The Hero of Port Royal Island
DeTreville’s early Patriot service was marked by decisive action. In February 1779, as commander of Fort Lyttelton on Port Royal Island, he faced a dual British advance by land and sea. Seeing his militia support withdraw and fearing his heavy guns would fall into enemy hands, DeTreville made the tactical decision to spike the cannons and blow up the fort’s magazine. Within 48 hours, he joined General William Moultrie at the Battle of Port Royal Island (Gray’s Hill), where his composure under fire earned him a personal commendation from Moultrie. To the citizens of Beaufort, he was a courageous defender of the district.
The Double Game
The trajectory of DeTreville’s war changed forever with the Fall of Charleston in May 1780. Captured and paroled, DeTreville utilized his “free passage” and his old connection to Cornwallis to enter a world of high-stakes espionage. British records reveal that by June 1780, he was acting as a high-level spy for the Crown, providing Cornwallis with precise intelligence on Continental troop movements in North Carolina.

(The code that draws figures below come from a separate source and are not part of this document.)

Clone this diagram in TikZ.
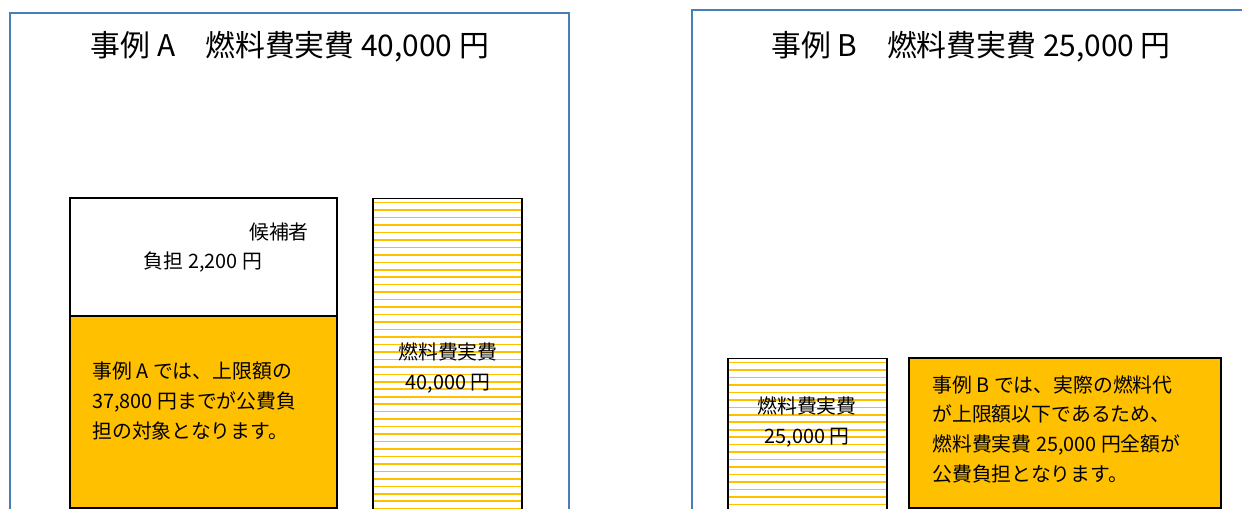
\documentclass[tikz,border=0pt]{standalone}
\usepackage{fontspec}
\setmainfont{Noto Sans CJK JP}
\usetikzlibrary{positioning}
\definecolor{frameblue}{RGB}{74,126,187}
\definecolor{gold}{RGB}{255,192,0}

\begin{document}
\begin{tikzpicture}[x=0.02cm,y=-0.02cm,
    frame/.style={draw=frameblue,line width=1.3pt},
    title/.style={font=\fontsize{17pt}{20pt}\selectfont},
    body/.style={font=\fontsize{11.3pt}{16.9pt}\selectfont,inner sep=0pt},
    share/.style={rectangle,draw=black,line width=1.1pt},
    paid/.style={share,fill=gold},
    actual/.style={share,fill=white,path picture={
        \foreach \k in {0,...,45}
            \draw[gold,line width=0.9pt]
                ([yshift=-2.3pt-\k*4.25pt]path picture bounding box.north west) --
                ([yshift=-2.3pt-\k*4.25pt]path picture bounding box.north east);
    }}
]
\clip (0,0) rectangle (1242,509);

% Case A
\draw[frame] (10,13) rectangle (569,530);
\node[title] (titleA) at (290,47) {事例 A　燃料費実費 40,000 円};
\node[share,minimum width=5.34cm,minimum height=2.36cm] (candA) at (203.5,257) {};
\node[paid,minimum width=5.34cm,minimum height=3.84cm] (paidA) at (203.5,412) {};
\node[body] (candA1) at (279,232) {候補者};
\node[body] (candA2) at (203,262) {負担 2,200 円};
\node[body,anchor=west,align=left] (paidAtext) at (92,401)
    {事例 A では、上限額の\\37,800 円までが公費負\\担の対象となります。};
\node[actual,minimum width=2.98cm,minimum height=6.3cm] (costA) at (447.5,356) {};
\node[body,align=center] (costAtext) at (448,368) {燃料費実費\\40,000 円};

% Case B
\draw[frame] (692,10) rectangle (1270,530);
\node[title] (titleB) at (971,47) {事例 B　燃料費実費 25,000 円};
\node[actual,minimum width=3.18cm,minimum height=3.1cm] (costB) at (807.5,436) {};
\node[body,align=center] (costBtext) at (807,422) {燃料費実費\\25,000 円};
\node[paid,minimum width=6.24cm,minimum height=3cm] (paidB) at (1065,433) {};
\node[body,anchor=west,align=left] (paidBtext) at (932,429)
    {事例 B では、実際の燃料代\\が上限額以下であるため、\\燃料費実費 25,000 円全額が\\公費負担となります。};

\end{tikzpicture}
\end{document}
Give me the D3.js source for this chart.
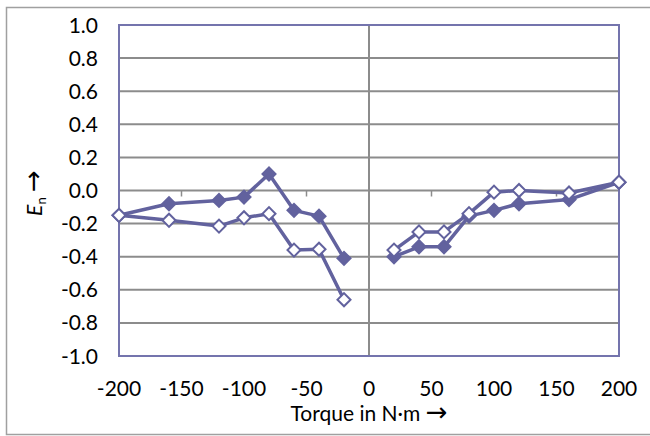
<!DOCTYPE html>
<html>
<head>
<meta charset="utf-8">
<script src="https://cdn.jsdelivr.net/npm/d3@7"></script>
<style>
  body { margin: 0; background: #fff; }
  text { font-family: Lato, "Open Sans", sans-serif; fill: #000; }
</style>
</head>
<body>
<div id="chart"></div>
<script>
// torque values (N·m)
let torque = [-200, -160, -120, -100, -80, -60, -40, -20, 20, 40, 60, 80, 100, 120, 160, 200];
// filled diamonds
let seriesFilled = [-0.15, -0.08, -0.06, -0.04, 0.10, -0.12, -0.155, -0.41, -0.40, -0.34, -0.34, -0.155, -0.12, -0.08, -0.055, 0.05];
// open diamonds
let seriesOpen = [-0.15, -0.18, -0.215, -0.165, -0.14, -0.36, -0.355, -0.66, -0.36, -0.25, -0.25, -0.14, -0.01, 0.0, -0.015, 0.05];
let xTicks = [-200, -150, -100, -50, 0, 50, 100, 150, 200];
let yTicks = [-1.0, -0.8, -0.6, -0.4, -0.2, 0.0, 0.2, 0.4, 0.6, 0.8, 1.0];

let width = 650, height = 436;
let margin = {top: 25, right: 31, bottom: 80, left: 119};
let lineColor = "#62629e";

let svg = d3.select("#chart").append("svg")
    .attr("width", width)
    .attr("height", height);

// outer frame
svg.append("rect")
    .attr("x", 6.5).attr("y", 7.5)
    .attr("width", 660).attr("height", 427)
    .attr("fill", "none")
    .attr("stroke", "#a0a0a0")
    .attr("stroke-width", 1.5);

let x = d3.scaleLinear().domain([-200, 200]).range([margin.left, width - margin.right]);
let y = d3.scaleLinear().domain([-1, 1]).range([height - margin.bottom, margin.top]);

// horizontal gridlines
svg.append("g").selectAll("line").data(yTicks).enter().append("line")
    .attr("x1", x(-200)).attr("x2", x(200))
    .attr("y1", d => y(d)).attr("y2", d => y(d))
    .attr("stroke", "#8c8c8c")
    .attr("stroke-width", 2);

// vertical axis line at 0
svg.append("line")
    .attr("x1", x(0)).attr("x2", x(0))
    .attr("y1", y(1)).attr("y2", y(-1))
    .attr("stroke", "#8c8c8c")
    .attr("stroke-width", 2);

// ticks on the x axis (at y = 0)
svg.append("g").selectAll("line").data(xTicks).enter().append("line")
    .attr("x1", d => x(d)).attr("x2", d => x(d))
    .attr("y1", y(0)).attr("y2", y(0) + 6)
    .attr("stroke", "#8c8c8c")
    .attr("stroke-width", 1.5);

// plot area border
svg.append("rect")
    .attr("x", x(-200)).attr("y", y(1))
    .attr("width", x(200) - x(-200))
    .attr("height", y(-1) - y(1))
    .attr("fill", "none")
    .attr("stroke", "#7474ad")
    .attr("stroke-width", 2);

// y tick labels
svg.append("g").selectAll("text").data(yTicks).enter().append("text")
    .attr("x", 98)
    .attr("y", d => y(d))
    .attr("dy", "0.36em")
    .attr("text-anchor", "end")
    .style("font-size", "21px")
    .text(d => d.toFixed(1));

// x tick labels
svg.append("g").selectAll("text").data(xTicks).enter().append("text")
    .attr("x", d => x(d))
    .attr("y", 396)
    .attr("text-anchor", "middle")
    .style("font-size", "21px")
    .text(d => String(d));

// axis titles
let xlab = svg.append("text")
    .attr("x", x(0))
    .attr("y", 421)
    .attr("text-anchor", "middle")
    .style("font-size", "21px");
xlab.append("tspan").text("Torque in N\u00b7m ");
xlab.append("tspan").style("font-family", "DejaVu Sans").style("font-size", "26px").text("\u2192");

let ylab = svg.append("text")
    .attr("transform", "translate(42," + 193 + ") rotate(-90)")
    .attr("text-anchor", "middle")
    .style("font-size", "21px");
ylab.append("tspan").style("font-style", "italic").text("E");
ylab.append("tspan").attr("dy", 4).style("font-size", "13px").text("n");
ylab.append("tspan").attr("dy", -4).text(" ");
ylab.append("tspan").style("font-family", "DejaVu Sans").style("font-size", "26px").text("\u2192");

// series
let line = d3.line().x(d => x(d.t)).y(d => y(d.v));
let diamond = d3.symbol().type(d3.symbolSquare).size(85);

function drawSeries(values, fill) {
    let pts = torque.map((t, i) => ({t: t, v: values[i]}));
    let g = svg.append("g");
    [pts.filter(d => d.t < 0), pts.filter(d => d.t > 0)].forEach(part => {
        g.append("path")
            .attr("d", line(part))
            .attr("fill", "none")
            .attr("stroke", lineColor)
            .attr("stroke-width", 3.5)
            .attr("stroke-linejoin", "round");
    });
    g.selectAll(".pt").data(pts).enter().append("path")
        .attr("class", "pt")
        .attr("d", diamond)
        .attr("transform", d => "translate(" + x(d.t) + "," + y(d.v) + ") rotate(45)")
        .attr("fill", fill)
        .attr("stroke", lineColor)
        .attr("stroke-width", 2);
}

drawSeries(seriesFilled, lineColor);
drawSeries(seriesOpen, "#ffffff");
</script>
</body>
</html>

His reports were devastatingly accurate, identifying American commanders and predicting the “Indian method” of flank-piercing guerrilla warfare that the British would soon face. Yet, DeTreville continued to move among Patriot leaders, even carrying letters for Governor Abner Nash. Whether he was a desperate opportunist, a coerced prisoner, or a rare “double agent” remains a subject of historical debate. By January 1781, General Nathanael Greene ordered his arrest for treason, but DeTreville narrowly escaped the gallows, fleeing to the safety of British-occupied Charleston.
An Uneasy Peace
In a move that baffled his contemporaries, DeTreville chose not to flee with the British when they evacuated Charleston in 1782. He remained in South Carolina to face the “unjust censure” of a public that viewed him with deep suspicion. His post-war years were defined by bitter public quarrels, accusations of treachery in the press, and near-miss duels at the City Tavern.
DeTreville died in 1791 at the age of 49, possibly from lingering wounds sustained in his many confrontations. While his reputation was permanently stained by his work for Cornwallis, his family eventually found reintegration; his grandson, Richard DeTreville, rose to become the Lieutenant Governor of South Carolina. His life stands as a testament to the messy, agonizing choices faced by the “Revolutionary Generation” in a land where the victor was never certain.